Taxing capital is not a bad idea indeed: the role of human capital and labor-market frictions

September 27, 2011

By: Been-Lon Chen, Hung-Ju Chen and Ping Wang

http://d.repec.org/n?u=RePEc:pra:mprapa:33209&r=dge

In a second-best optimal growth setup with only factor taxes as available instruments, is it optimal to fully replace capital by labor income taxation? The answer is generally positive based on Chamley, Judd, Lucas, and many follow-up studies. In the present paper, we revisit this important tax reform-related issue by developing a human capital-based endogenous growth framework with frictional labor search and matching. We allow each firm to create multiple vacancies and each worker to determine labor market participation endogenously. We consider a benevolent fiscal authority to finance direct transfers to households and unemployment compensation only by factor taxes. We then conduct dynamic tax incidence exercises using a model calibrated to the U.S. economy with a pre-existing 20% flat tax on both the capital and labor income. Our numerical results suggest that, due to a dominant channel via the interactions between the firm’s vacancy creation and the worker’s market participation, it is optimal to switch partly by a modest margin from capital to labor taxation in a benchmark economy where human capital formation depends on both the physical and human capital stocks. When the human capital accumulation process is independent of physical capital, the optimal tax mix features a slightly larger shift from capital to labor taxation; when we remove the extensive margin of the labor-leisure trade-off, such a shift is much larger. In either case, however, the optimal capital tax rate is far above zero.

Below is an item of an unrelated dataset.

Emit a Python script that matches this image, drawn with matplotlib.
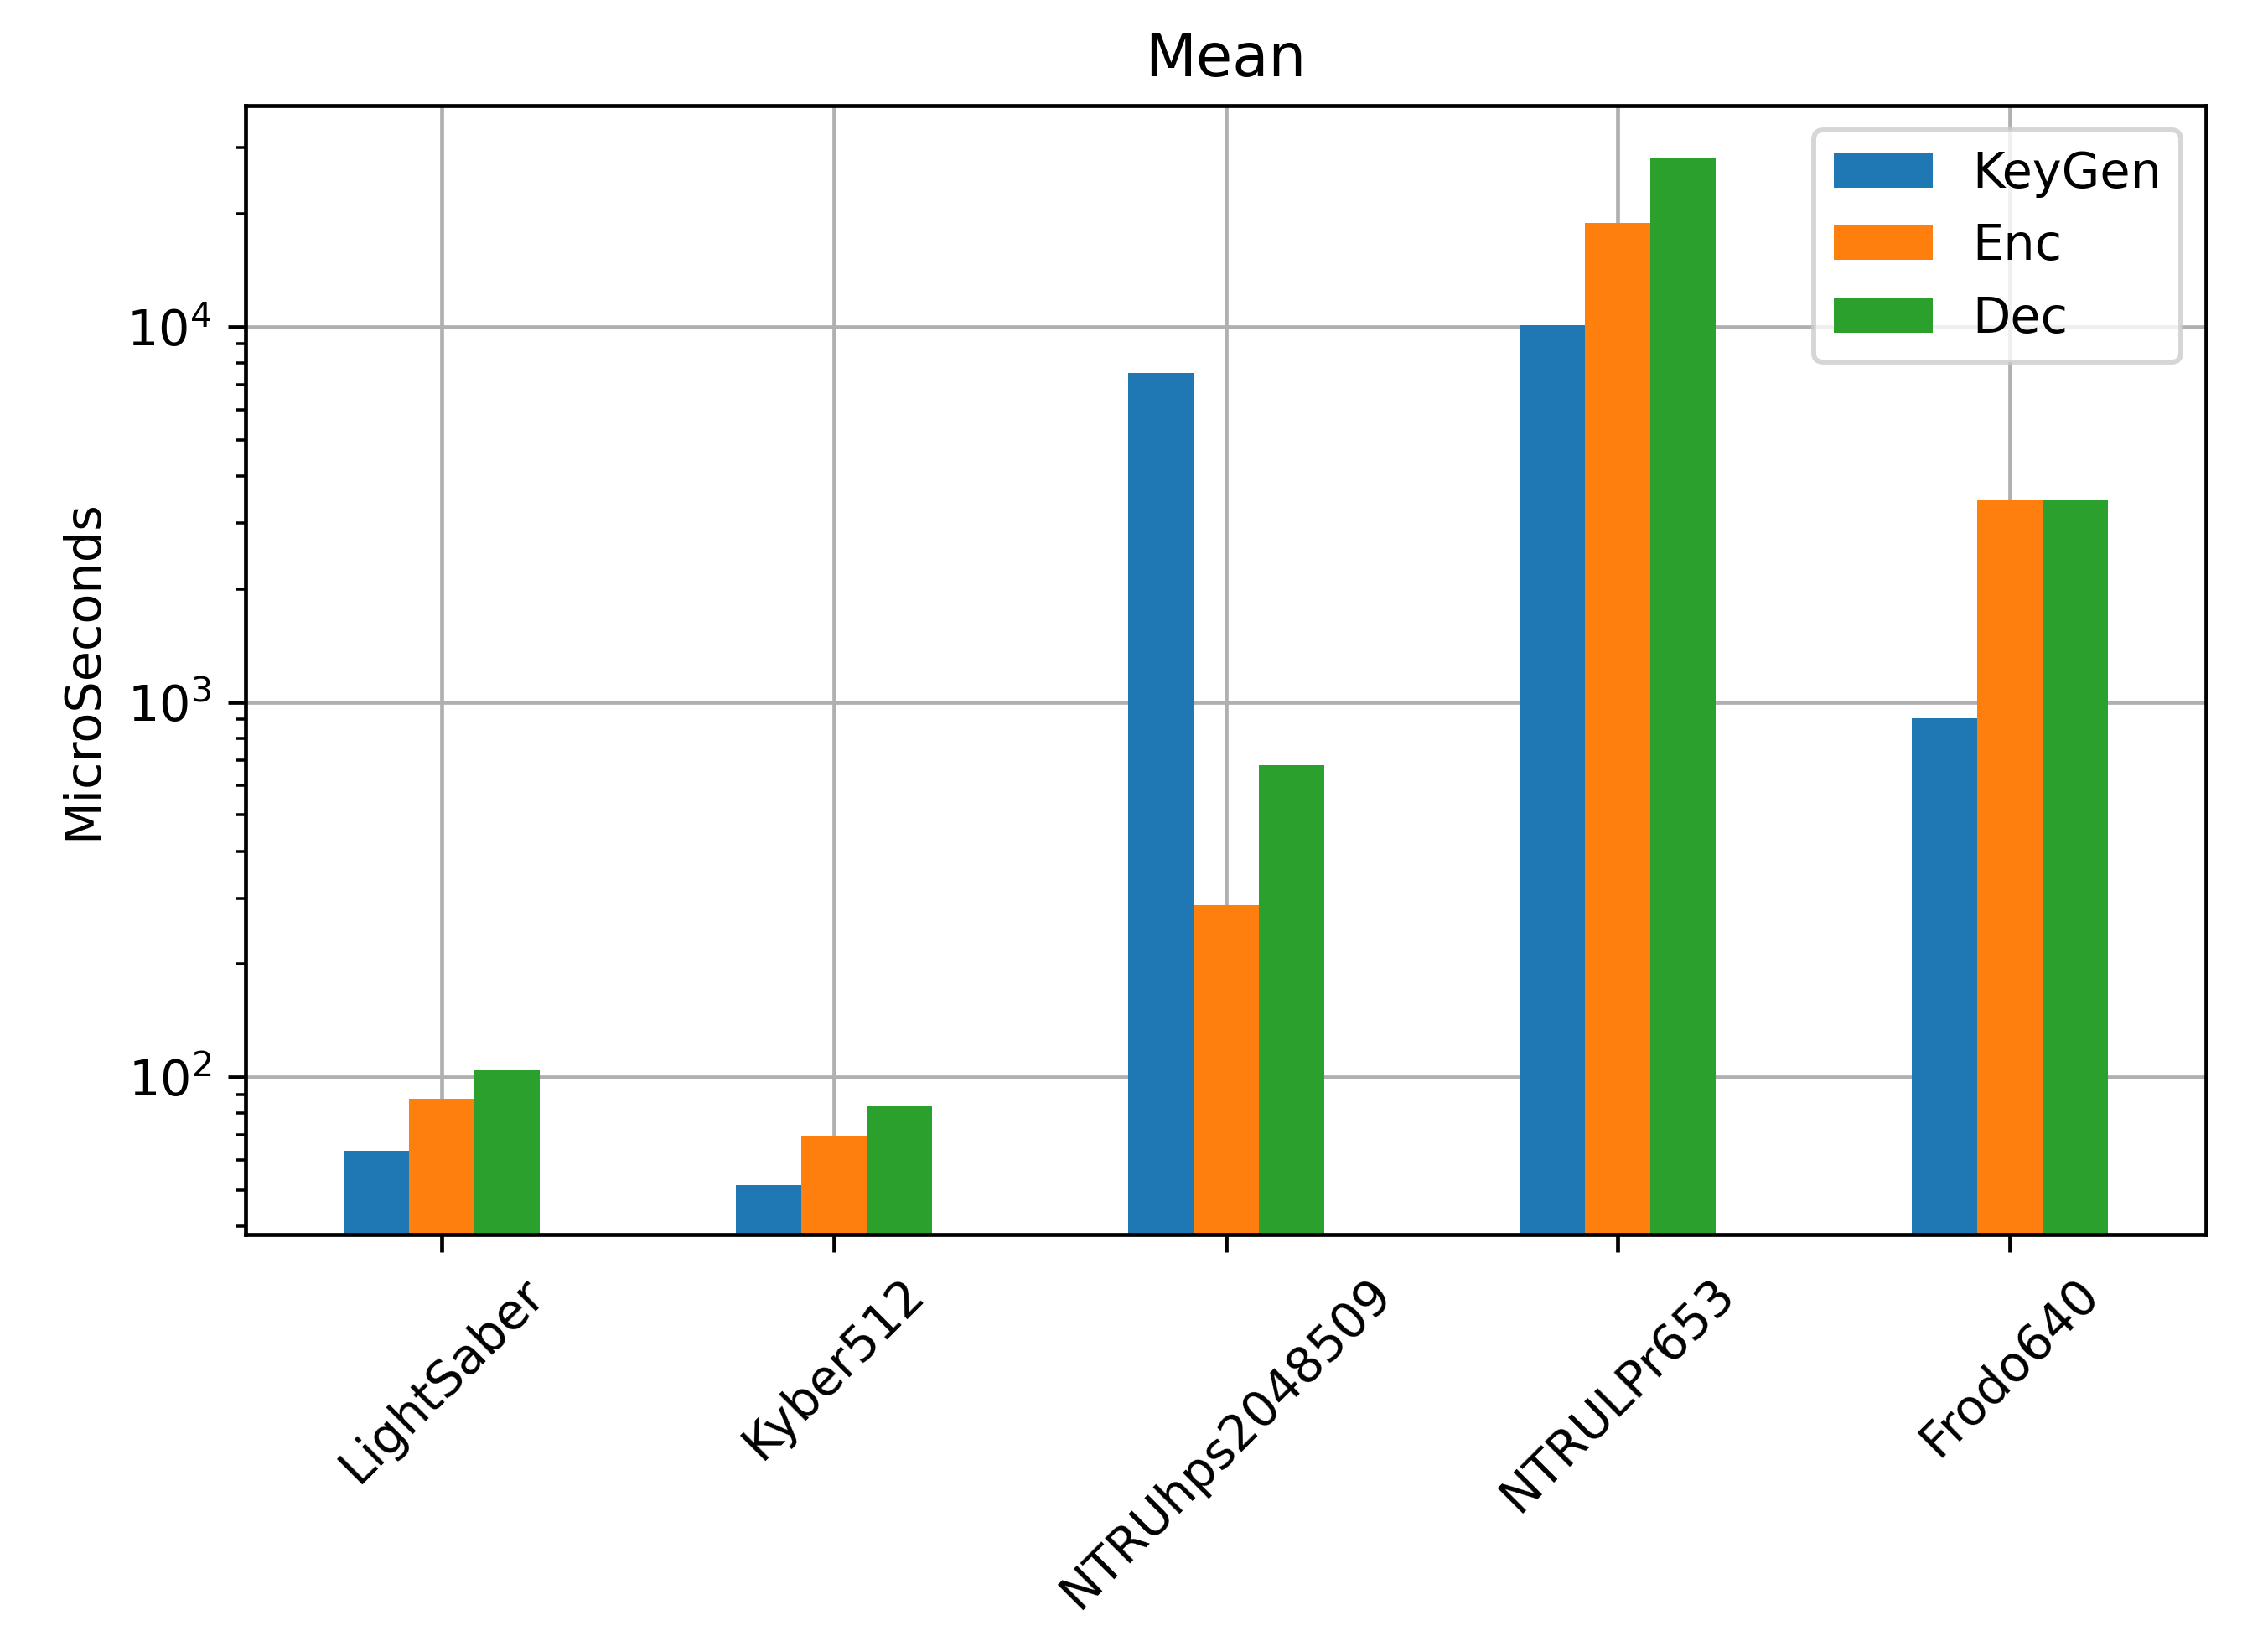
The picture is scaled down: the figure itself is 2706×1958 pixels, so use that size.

The standard result that capital should not be taxed is being more and more challenged, and this paper is a further example with very strong results. While it still shows that capital should be taxed somewhat less, the tax rate is still substantial.


Labor matching: putting the pieces together

September 18, 2011

By: Anton Cheremukhin

http://d.repec.org/n?u=RePEc:fip:feddwp:1102&r=dge

The original Mortensen-Pissarides model possesses two elements that are absent from the commonly used simplified version: the job destruction margin and training costs. I find that these two elements enable a model driven by a single aggregate shock to simultaneously explain most movements involving unemployment, vacancies, job destruction, job creation, the job finding rate and wages. The job destruction margin’s role in propagating aggregate shocks is to create an additional pool of unemployed at the onset of a recession. The role of training costs is to explain the simultaneous decline in vacancies and slow response of job creation.

Applications of the Mortensen-Pissarides matching model do not use endogenous job destruction because there is little evidence it varies over the cycle and it would involve countercyclical vacancies. This paper shows that these disadvantages can be fixed once training and hiring costs are included, and they provide interesting dynamics.


Precautionary price stickiness

September 8, 2011

By James Costain and Anton Nakow

http://d.repec.org/n?u=RePEc:ecb:ecbwps:20111375&r=dge

This paper proposes two models in which price stickiness arises endogenously even though firms are free to change their prices at zero physical cost. Firms are subject to idiosyncratic and aggregate shocks, and they also face a risk of making errors when they set their prices. In our first specification, firms are assumed to play a dynamic logit equilibrium, which implies that big mistakes are less likely than small ones. The second specification derives logit behavior from an assumption that precision is costly. The empirical implications of the two versions of our model are very similar. Since firms making sufficiently large errors choose to adjust, both versions generate a strong “selection effect” in response to a nominal shock that eliminates most of the monetary nonneutrality found in the Calvo model. Thus the model implies that money shocks have little impact on the real economy, as in Golosov and Lucas (2007), but fits microdata better than their specification.

This paper shows one way to generate price stickiness, or at least that would empirically look like it, yet monetary shocks are neutral, without taking outlandish assumptions. This result is not unlike that of Head, Liu, Menzio and Wright (2010) and reinforces the idea that price rigidity does not necessarily mean money non-neutrality.